Farnborough Airshow: Orders Slow, But OEMs Remain Positive
The annual order competition between Boeing and Airbus was no less interesting this year at the Farnborough Airshow, held from July 9th to July 13th. Boeing roared back into action this year, receiving 396 new orders and commitments, while Airbus took home only 115. These results were a reversal from last year’s Paris Airshow when Airbus significantly outsold Boeing.
Coming off of a powerhouse year at the Paris Airshow in 2011, Farnborough saw a much slower order flow and a generally more subdued atmosphere, attributable mainly to global macroeconomic concerns and uncertain defense budgets. Despite these factors, from an OEM perspective, airshow results reinforced the OEM upcycle and a very positive outlook for the commercial aerospace market, especially with demand for more fuel efficient aircraft and focus on emerging markets.
To address this demand for fuel efficient aircraft, the OEMs announced new products – Airbus’ enhanced A330 and Boeing’s 737 MAX-9 – which increase range by 7% and 18%, respectively, while having equal or higher payload than previous models. In the end, Boeing dominated the airshow with 308 787 MAX orders and commitments, while Airbus failed to maintain its momentum from last year’s record-breaking achievements.
Major order highlights:
- United Airlines announced an order for 150 Boeing 757 planes worth $14.7 billion, including 100 737 MAX-9 (delivery starting in 2018)

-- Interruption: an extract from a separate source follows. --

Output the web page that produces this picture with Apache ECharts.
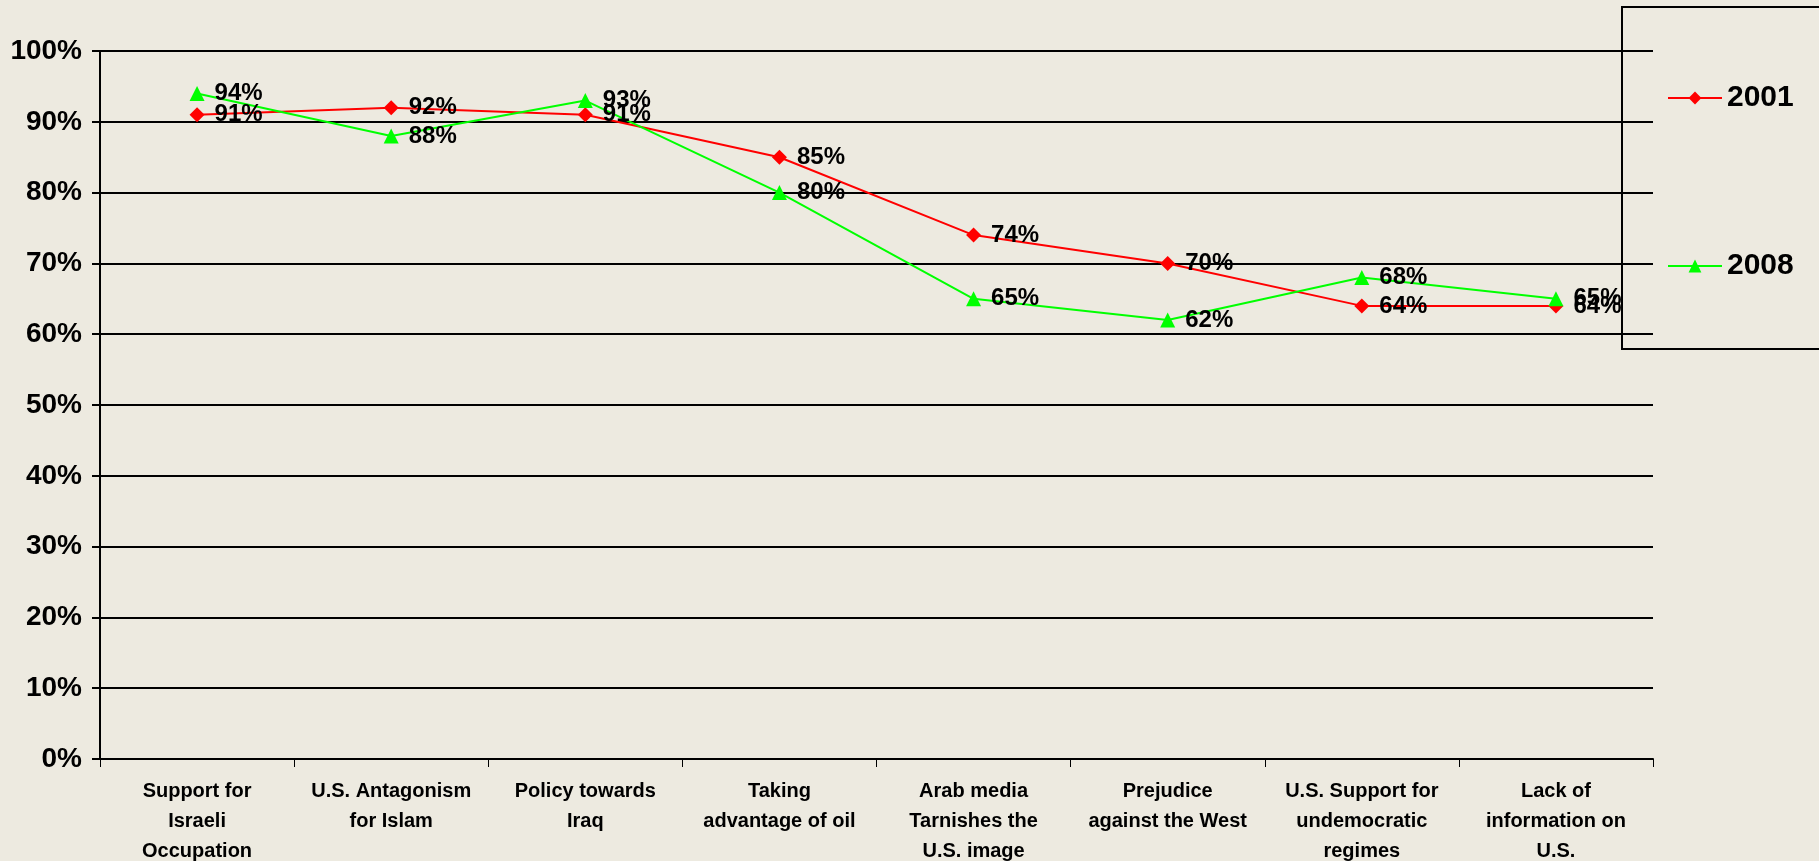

- Airbus gained Hong Kong’s Cathay Pacific as a new customer with an order for 10 A350-1000
- Approximately 55% of orders and commitments came from aircraft leasing companies, including large orders from GE Capital Aviation Services, Air Lease Corporation, Aviation Lease and Finance Company from Kuwait, and China Aircraft Leasing
While orders slowed this year, Boeing and Airbus has placed a greater focus on production rates and deliveries. A major question on the market’s mind is whether the OEMs will be able to reach their announced production rates. With backlog levels at seven years’ production, it will be critical to produce and deliver aircraft on time to customers, avoiding deferrals and cancellations. Additionally, the industry remains hesitant over whether the slight decline in global airline traffic growth since earlier this year (4.5% year-over-year growth in May compared to 6.1% in April according to IATA data) and the uncertain economic environment worldwide will impact aftermarket sales. At the Airshow, many suppliers like Triumph Group, had not seen any noticeable change in aftermarket trends, while other suppliers noted that they have seen softer demand in the last two months, although not enough to change annual plans.